_Stated exercise_
Note how many lines contain "matplotlib" and give that number, with nothing else.

_Data shown_
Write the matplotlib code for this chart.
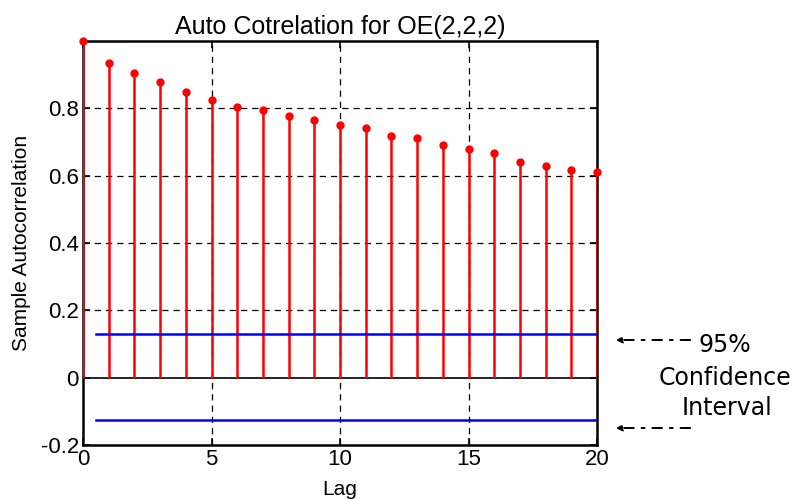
import matplotlib
matplotlib.use("Agg")
import matplotlib.pyplot as plt
import numpy as np

lags = list(range(0, 21))
acf = [1.0, 0.936, 0.906, 0.877, 0.849, 0.825, 0.805, 0.794, 0.776, 0.765,
       0.751, 0.741, 0.719, 0.713, 0.691, 0.680, 0.667, 0.642, 0.629, 0.617, 0.611]
conf_upper = 0.129
conf_lower = -0.126
conf_span = [0.5, 20]
xticks = [0, 5, 10, 15, 20]
yticks = [-0.2, 0, 0.2, 0.4, 0.6, 0.8]
ytick_labels = ["-0.2", "0", "0.2", "0.4", "0.6", "0.8"]

plt.rcParams['font.family'] = ['Liberation Sans', 'DejaVu Sans']

fig = plt.figure(figsize=(7.99, 5.0), dpi=100)
ax = fig.add_axes([83/799, 1-445/500, (597-83)/799, (445-41)/500])

ax.set_xlim(0, 20)
ax.set_ylim(-0.2, 1.0)

# grid
for xv in xticks[1:-1]:
    ax.axvline(xv, color='black', lw=0.9, ls=(0, (5, 4)), zorder=1)
for yv in yticks[2:]:
    ax.axhline(yv, color='black', lw=0.9, ls=(0, (5, 4)), zorder=1)

# stems
ax.vlines(lags, 0, acf, color='#ff0000', lw=1.8, zorder=3)
ax.plot(lags, acf, 'o', color='#ff0000', ms=5, zorder=4, clip_on=False)
ax.axhline(0, color='black', lw=1.2, zorder=2)

# confidence bounds
ax.plot(conf_span, [conf_upper, conf_upper], color='#0000ff', lw=1.8, zorder=3)
ax.plot(conf_span, [conf_lower, conf_lower], color='#0000ff', lw=1.8, zorder=3)

ax.set_xticks(xticks)
ax.set_yticks(yticks)
ax.set_yticklabels(ytick_labels)
ax.tick_params(direction='in', length=5, width=1.2, labelsize=16,
               top=True, right=True, pad=3)
for s in ax.spines.values():
    s.set_linewidth(1.8)

ax.set_title("Auto Cotrelation for OE(2,2,2)", fontsize=18, pad=5)
ax.set_xlabel("Lag", fontsize=15, labelpad=7)
ax.set_ylabel("Sample Autocorrelation", fontsize=15, labelpad=7)

# annotations
ax.annotate("", xy=(613/799, 1-340/500), xycoords='figure fraction',
            xytext=(693/799, 1-340/500), textcoords='figure fraction',
            arrowprops=dict(arrowstyle='-|>', color='black', lw=1.4,
                            ls=(0, (5, 4, 1.5, 4)), mutation_scale=9))
ax.annotate("", xy=(613/799, 1-428/500), xycoords='figure fraction',
            xytext=(693/799, 1-428/500), textcoords='figure fraction',
            arrowprops=dict(arrowstyle='-|>', color='black', lw=1.4,
                            ls=(0, (5, 4, 1.5, 4)), mutation_scale=9))
fig.text(725/799, 1-345/500, "95%", ha='center', va='center', fontsize=17,
         family=['DejaVu Sans'])
fig.text(725/799, 1-378/500, "Confidence", ha='center', va='center', fontsize=17,
         family=['DejaVu Sans'])
fig.text(727/799, 1-408/500, "Interval", ha='center', va='center', fontsize=17,
         family=['DejaVu Sans'])

fig.savefig("out.png", dpi=100)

_Written reply_
4